Monday, November 4, 2013

#033 Being a Pro's Pro

In the past two weeks, I had the great pleasure of sitting down and talking with Coach Bob Chmeil.  If you don't know that name, it's okay.  He's not a household name.  However, you have probably heard the names of the three Head Coaches he served under as Assistant Coach and Head Recruiting Coordinator:  Lee Corso (Northwestern), Bo Schembechler (Michigan), and Lou Holtz (Notre Dame).  I am not the type of person who is easily impressed by someone's credentials alone, but how many people do you know who have recruited and coached TWO Heisman Trophy Winners and helped lead multiple teams to National Championships?  Yes, Bob Chmeil is pretty famous in the NCAA Division I football community.  He's darn good at what he does, and I learned a lifetime of information from him in a very short amount of time.

Bob is a new colleague of mine in my new role as Head National Scout for NCSA Athletic Recruiting.  Bob is one our national speakers who travels throughout the country motivating young men and women to reach for their potential in order to make their dreams of playing sports at the collegiate level come true.  In my job, I am doing the same thing but with individual families who reach out to us for help and support.

I could write a half dozen blogs about the lessons I learned from Bob and the stories he shared with me, but I am going to focus today on the three elements Bob shared about what every young person needs to truly reach their potential while becoming a great teammate along the way.  They are the key elements to what I call being a Pro's Pro:

1.  Attitude
2.  Loyalty
3.  Enthusiasm

When you simply read those words without putting much thought into them, the list does not sound like an earth-shattering revelation.  You might even be saying "Well, duh Coach, of course those three elements are important!"  I'd feel the same way if I just read them.

Fortunately for me and my new colleagues, Coach Chmeil, is a natural motivator.  When he told us those three words, he did so in the context of what a wonderful gift we've been given to be able to change the course of a young person's life.  In my role as Head Scout, I can just as easily positively affect a 17-year old for the rest of their life as I could make them give up on their dreams in the course of one conversation.  Attitude, Loyalty, and Enthusiasm are not just words a coach uses as props.  They are the characteristic differences between doing a job and changing a life.  Quite a significant difference...I think.

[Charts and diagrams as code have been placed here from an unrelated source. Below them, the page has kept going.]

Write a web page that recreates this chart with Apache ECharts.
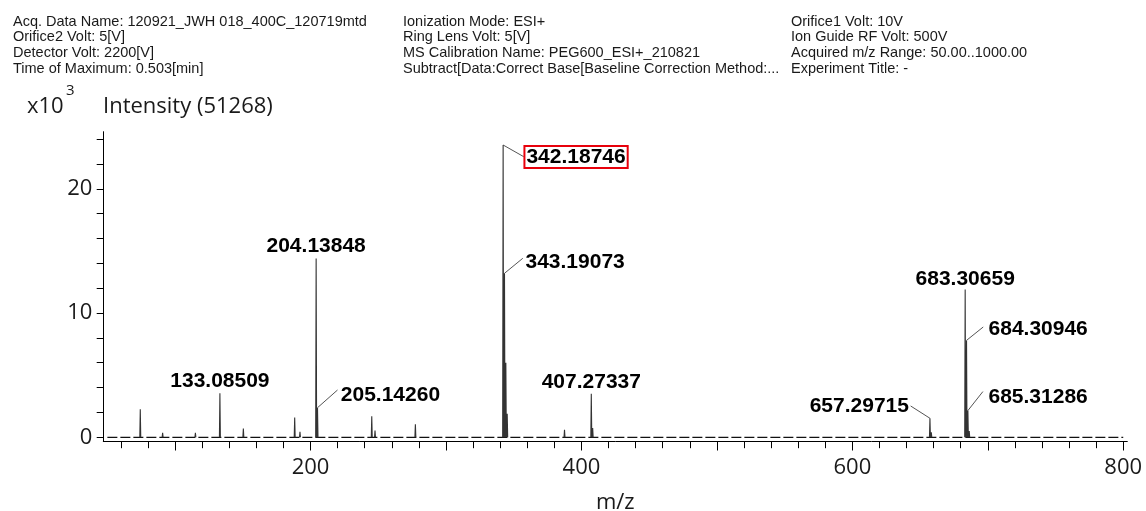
<!DOCTYPE html>
<html>
<head>
<meta charset="utf-8">
<script src="https://cdn.jsdelivr.net/npm/echarts@6/dist/echarts.min.js"></script>
<style>
  html, body { margin: 0; padding: 0; background: #fff; }
  #chart { width: 1146px; height: 511px; }
</style>
</head>
<body>
<div id="chart"></div>
<script>
// Acquisition metadata, three columns of header text
const headerCol1 = [
  'Acq. Data Name: 120921_JWH 018_400C_120719mtd',
  'Orifice2 Volt: 5[V]',
  'Detector Volt: 2200[V]',
  'Time of Maximum: 0.503[min]'
];
const headerCol2 = [
  'Ionization Mode: ESI+',
  'Ring Lens Volt: 5[V]',
  'MS Calibration Name: PEG600_ESI+_210821',
  'Subtract[Data:Correct Base[Baseline Correction Method:...'
];
const headerCol3 = [
  'Orifice1 Volt: 10V',
  'Ion Guide RF Volt: 500V',
  'Acquired m/z Range: 50.00..1000.00',
  'Experiment Title: -'
];
const intensityTitle = 'Intensity (51268)';

// Labelled peaks: m/z and intensity (x10^3)
const labelledMz = [133.08509, 204.13848, 205.14260, 342.18746, 343.19073, 407.27337, 657.29715, 683.30659, 684.30946, 685.31286];
const labelledIntensity = [3.55, 14.4, 2.38, 23.53, 13.2, 3.5, 1.53, 11.9, 7.8, 2.15];

// Minor, unlabelled peaks
const minorMz = [74.3, 90.8, 115.0, 150.4, 188.3, 192.2, 245.2, 247.6, 277.4, 344.19, 345.2, 387.5, 408.3, 658.3, 686.3];
const minorIntensity = [2.25, 0.35, 0.35, 0.7, 1.6, 0.45, 1.7, 0.55, 1.05, 6.0, 1.9, 0.6, 0.75, 0.4, 0.5];

// Baseline extent (m/z)
const baselineMz = [50, 800];

// Axis ticks and labels
const xMajorTicks = [100, 200, 300, 400, 500, 600, 700, 800];
const xMinorTicks = [60, 80, 120, 140, 160, 180, 220, 240, 260, 280, 320, 340, 360, 380, 420, 440, 460, 480, 520, 540, 560, 580, 620, 640, 660, 680, 720, 740, 760, 780];
const xTickLabels = [200, 400, 600, 800];
const yTicks = [0, 2, 4, 6, 8, 10, 12, 14, 16, 18, 20, 22, 24];
const yTickLabels = [0, 10, 20];

// ---- stick spectrum ----
const HALF = 0.35;
const allPeaks = labelledMz.map((m, i) => [m, labelledIntensity[i]])
  .concat(minorMz.map((m, i) => [m, minorIntensity[i]]))
  .sort((a, b) => a[0] - b[0]);
const stickData = [];
allPeaks.forEach(([m, h]) => {
  stickData.push([m - HALF, 0], [m, h], [m + HALF, 0], [m + HALF, '-']);
});

// Peak label placement, in pixels relative to the peak apex:
// text = anchor of the text, line = end of the leader line (if any)
const labelPlacement = [
  { align: 'center', text: [0, -11.5] },
  { align: 'center', text: [0, -12] },
  { align: 'left', line: [20, -17.7], text: [23.3, -12.7] },
  { align: 'left', line: [20.6, 11.7], text: [21.3, 12], boxed: true },
  { align: 'left', line: [18.3, -15], text: [21, -11] },
  { align: 'center', text: [0, -11.5] },
  { align: 'right', line: [-19.3, -12.3], text: [-21, -11.6] },
  { align: 'center', text: [0, -10.5] },
  { align: 'left', line: [16.7, -13.4], text: [22, -11] },
  { align: 'left', line: [15, -19], text: [20.6, -13.2] }
];

function renderPeakLabel(params, api) {
  const mz = api.value(0);
  const pt = api.coord([mz, api.value(1)]);
  const p = labelPlacement[params.dataIndex];
  const children = [];
  if (p.line) {
    children.push({
      type: 'line',
      shape: { x1: pt[0], y1: pt[1], x2: pt[0] + p.line[0], y2: pt[1] + p.line[1] },
      style: { stroke: '#555', lineWidth: 1 }
    });
  }
  const textStyle = {
    text: mz.toFixed(5),
    font: 'bold 21px "Liberation Sans"',
    fill: '#000',
    align: p.align,
    verticalAlign: 'middle'
  };
  if (p.boxed) {
    Object.assign(textStyle, { borderColor: '#e8000b', borderWidth: 2, padding: [1, 2, 0, 2] });
  }
  children.push({ type: 'text', x: pt[0] + p.text[0], y: pt[1] + p.text[1], style: textStyle });
  return { type: 'group', children };
}

const axisFont = { fontFamily: 'Open Sans', fontSize: 22, color: '#1a1a1a' };
const headerStyle = { font: '14.5px "Liberation Sans"', fill: '#1a1a1a', lineHeight: 15.6 };

const chart = echarts.init(document.getElementById('chart'), null, { renderer: 'canvas' });
chart.setOption({
  animation: false,
  backgroundColor: '#fff',
  grid: { left: 103.3, right: 18.7, top: 131.7, bottom: 69.5, containLabel: false, outerBoundsMode: 'none' },
  graphic: [
    { type: 'text', left: 13, top: 13.9, style: { text: headerCol1.join('\n'), ...headerStyle } },
    { type: 'text', left: 403, top: 13.9, style: { text: headerCol2.join('\n'), ...headerStyle } },
    { type: 'text', left: 791, top: 13.9, style: { text: headerCol3.join('\n'), ...headerStyle } },
    { type: 'text', left: 27, top: 96, style: { text: 'x10', font: '22px "Open Sans"', fill: '#1a1a1a' } },
    { type: 'text', left: 66, top: 83, style: { text: '3', font: '15px "Open Sans"', fill: '#1a1a1a' } },
    { type: 'text', left: 103, top: 96, style: { text: intensityTitle, font: '22px "Open Sans"', fill: '#1a1a1a' } }
  ],
  xAxis: [
    {
      type: 'value', min: 47, max: 803, position: 'bottom',
      axisLine: { show: true, onZero: false, lineStyle: { color: '#000', width: 1 } },
      axisTick: { show: true, customValues: xMajorTicks, length: 9, lineStyle: { color: '#000' } },
      axisLabel: { show: true, customValues: xTickLabels, margin: 15, ...axisFont },
      splitLine: { show: false },
      name: 'm/z', nameLocation: 'middle', nameGap: 50,
      nameTextStyle: { ...axisFont }
    },
    {
      type: 'value', min: 47, max: 803, position: 'bottom',
      axisLine: { show: false, onZero: false },
      axisTick: { show: true, customValues: xMinorTicks, length: 6.7, lineStyle: { color: '#000' } },
      axisLabel: { show: false },
      splitLine: { show: false }
    }
  ],
  yAxis: {
    type: 'value', min: -0.34, max: 24.6,
    axisLine: { show: true, onZero: false, lineStyle: { color: '#000', width: 1 } },
    axisTick: { show: true, customValues: yTicks, length: 6.6, lineStyle: { color: '#000' } },
    axisLabel: { show: true, customValues: yTickLabels, margin: 11, ...axisFont },
    splitLine: { show: false }
  },
  series: [
    {
      type: 'line', name: 'baseline', xAxisIndex: 0,
      data: baselineMz.map(m => [m, 0]),
      symbol: 'none', silent: true,
      lineStyle: { color: '#111', width: 1.3, type: [10, 3] }
    },
    {
      type: 'line', name: 'spectrum', xAxisIndex: 0,
      data: stickData, connectNulls: false,
      symbol: 'none', silent: true,
      lineStyle: { color: '#333', width: 1.1 }
    },
    {
      type: 'custom', name: 'peak labels', xAxisIndex: 0,
      data: labelledMz.map((m, i) => [m, labelledIntensity[i]]),
      encode: { x: 0, y: 1 },
      renderItem: renderPeakLabel,
      silent: true, clip: false
    }
  ]
});
</script>
</body>
</html>
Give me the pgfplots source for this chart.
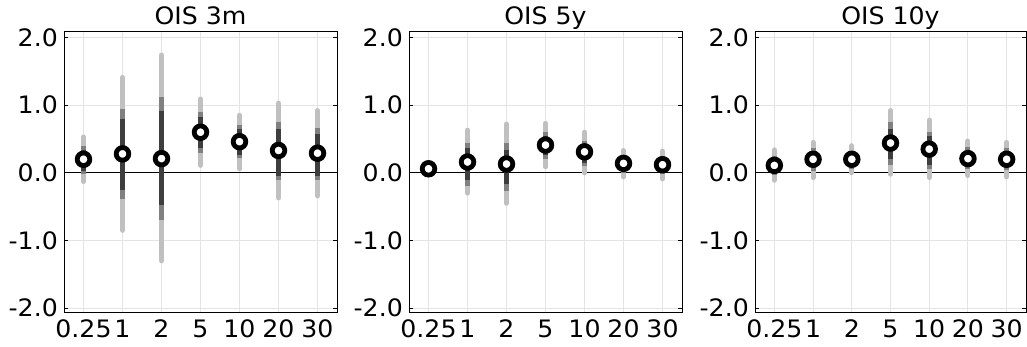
\documentclass[border=0pt]{standalone}
\usepackage{pgfplots}
\pgfplotsset{compat=1.18}
\usepackage{pgfplotstable}
\usepackage{fontspec}
\setmainfont{DejaVu Sans}[FakeStretch=1.05]
\definecolor{lightg}{RGB}{192,192,192}
\definecolor{midg}{RGB}{128,128,128}
\definecolor{darkg}{RGB}{62,62,62}
\definecolor{gridc}{RGB}{228,228,228}

% x m l1 h1 (light) l2 h2 (medium) l3 h3 (dark)
\pgfplotstableread{
x m l1 h1 l2 h2 l3 h3
1 0.20 -0.13 0.53 -0.02 0.40 0.03 0.33
2 0.28 -0.85 1.41 -0.39 0.95 -0.25 0.80
3 0.21 -1.30 1.74 -0.70 1.12 -0.48 0.91
4 0.60 0.11 1.09 0.30 0.90 0.37 0.83
5 0.46 0.06 0.85 0.22 0.71 0.27 0.65
6 0.33 -0.37 1.03 -0.10 0.75 -0.05 0.65
7 0.29 -0.34 0.92 -0.10 0.66 -0.05 0.57
}\tabA
\pgfplotstableread{
x m l1 h1 l2 h2 l3 h3
1 0.06 0.01 0.11 0.03 0.09 0.04 0.08
2 0.16 -0.30 0.63 -0.19 0.44 -0.10 0.37
3 0.13 -0.45 0.72 -0.27 0.44 -0.17 0.34
4 0.41 0.09 0.73 0.20 0.60 0.27 0.55
5 0.31 0.00 0.60 0.10 0.47 0.15 0.42
6 0.14 -0.06 0.33 0.00 0.26 0.04 0.22
7 0.12 -0.09 0.32 -0.02 0.25 0.03 0.21
}\tabB
\pgfplotstableread{
x m l1 h1 l2 h2 l3 h3
1 0.11 -0.11 0.34 -0.03 0.25 0.02 0.20
2 0.20 -0.07 0.45 0.03 0.36 0.08 0.31
3 0.20 0.00 0.40 0.06 0.32 0.10 0.28
4 0.44 -0.02 0.92 0.12 0.75 0.20 0.65
5 0.35 -0.07 0.78 0.05 0.60 0.12 0.55
6 0.21 -0.04 0.47 0.05 0.38 0.10 0.32
7 0.20 -0.06 0.45 0.04 0.36 0.09 0.31
}\tabC

\pgfplotsset{
  panel/.style={
    scale only axis, height=281pt,
    anchor=south west,
    xmin=0.5, xmax=7.5, ymin=-2.07, ymax=2.08,
    xtick={1,2,3,4,5,6,7}, xticklabels={0.25,1,2,5,10,20,30},
    ytick={-2,-1,0,1,2}, yticklabels={-2.0,-1.0,0.0,1.0,2.0},
    grid=major, major grid style={draw=gridc, line width=1pt},
    axis line style={black, line width=1pt},
    tick align=inside, tick pos=both, major tick length=4pt,
    ytick style={black, line width=0.8pt},
    xtick style={draw=none},
    ticklabel style={font=\fontsize{24}{24}\selectfont},
    yticklabel style={anchor=east, inner sep=0pt, xshift=-6pt},
    xticklabel style={anchor=base, inner sep=0pt, yshift=-25pt},
    title style={font=\fontsize{24}{24}\selectfont, anchor=base, at={(0.5,1)}, yshift=1pt, inner sep=0pt},
  },
}

\newcommand{\bands}[1]{%
  \addplot[black, line width=1pt, forget plot] coordinates {(0.5,0) (7.5,0)};
  \addplot[only marks, mark=none, error bars/.cd, y dir=both, y explicit, error mark=none,
    error bar style={draw=lightg, line width=5pt, line cap=round}]
    table[x=x, y=m, y error plus expr=\thisrow{h1}-\thisrow{m}, y error minus expr=\thisrow{m}-\thisrow{l1}] {#1};
  \addplot[only marks, mark=none, error bars/.cd, y dir=both, y explicit, error mark=none,
    error bar style={draw=midg, line width=5pt, line cap=butt}]
    table[x=x, y=m, y error plus expr=\thisrow{h2}-\thisrow{m}, y error minus expr=\thisrow{m}-\thisrow{l2}] {#1};
  \addplot[only marks, mark=none, error bars/.cd, y dir=both, y explicit, error mark=none,
    error bar style={draw=darkg, line width=5pt, line cap=butt}]
    table[x=x, y=m, y error plus expr=\thisrow{h3}-\thisrow{m}, y error minus expr=\thisrow{m}-\thisrow{l3}] {#1};
  \addplot[only marks, mark=*, mark size=6.3pt, mark options={draw=black, fill=white, line width=4.8pt}]
    table[x=x, y=m] {#1};
}

\begin{document}
\begin{tikzpicture}
\begin{axis}[panel, width=273pt, at={(64pt,34pt)}, title={OIS 3m}]
\bands{\tabA}
\end{axis}
\begin{axis}[panel, width=273pt, at={(409pt,34pt)}, title={OIS 5y}]
\bands{\tabB}
\end{axis}
\begin{axis}[panel, width=271pt, at={(755pt,34pt)}, title={OIS 10y}]
\bands{\tabC}
\end{axis}
\pgfresetboundingbox
\useasboundingbox (0,0) rectangle (1027pt,347pt);
\end{tikzpicture}
\end{document}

One of my former players just recently signed a contract to play professionally in Portugal.  He's been there about a little over a month, and he recently mentioned some struggles he's having in one his emails to me.  I could tell by his words that he was having trouble walking the fine-line that American players often have to walk when going to a new country to play.  He likes his teammates and coach very much, but he doesn't always understand why decisions are made on the floor during games.  He's not the most confrontational person in the world, so he often will stay quiet before speaking up and maybe addressing a concern directly.

I had just met with Coach Chmeil before reading his e-mail, so I took advantage of my new knowledge by writing an e-mail back with this question: 

On a scale of 1-10, how would you evaluate your relationship so far with your club, coaches, and teammates from your perspective in these three categories:
1.  Attitude
2.  Loyalty
3.  Enthusiasm

What I really wanted to find out was if he thought about how much he had demonstrated to his new family that he wanted to be there.  When we got a chance to talk on Facetime a few days later, and I reminded him of that question, I could tell that he had put some genuine thought into the answer.  He wanted to say that he was a 10 in each of those efforts, but he knew the truth was far from a 10.  He's one of the kindest and most generous kids I have ever been around, so the idea that we always personally have more to give to those around us was a good reminder to how he could do more to overcome the challenges he was facing.

As I could look back at my former and present jobs and relationships, I know that most of any frustrations about others I had often stemmed to my lack of genuinely expressing and acting with loyalty, a positive attitude, and enthusiasm.

So, the next time you are having a frustrating day, take a second and rate your loyalty, attitude, and enthusiasm before you judge someone else.  I think you may find that your next course of action will be greatly changed in a good way.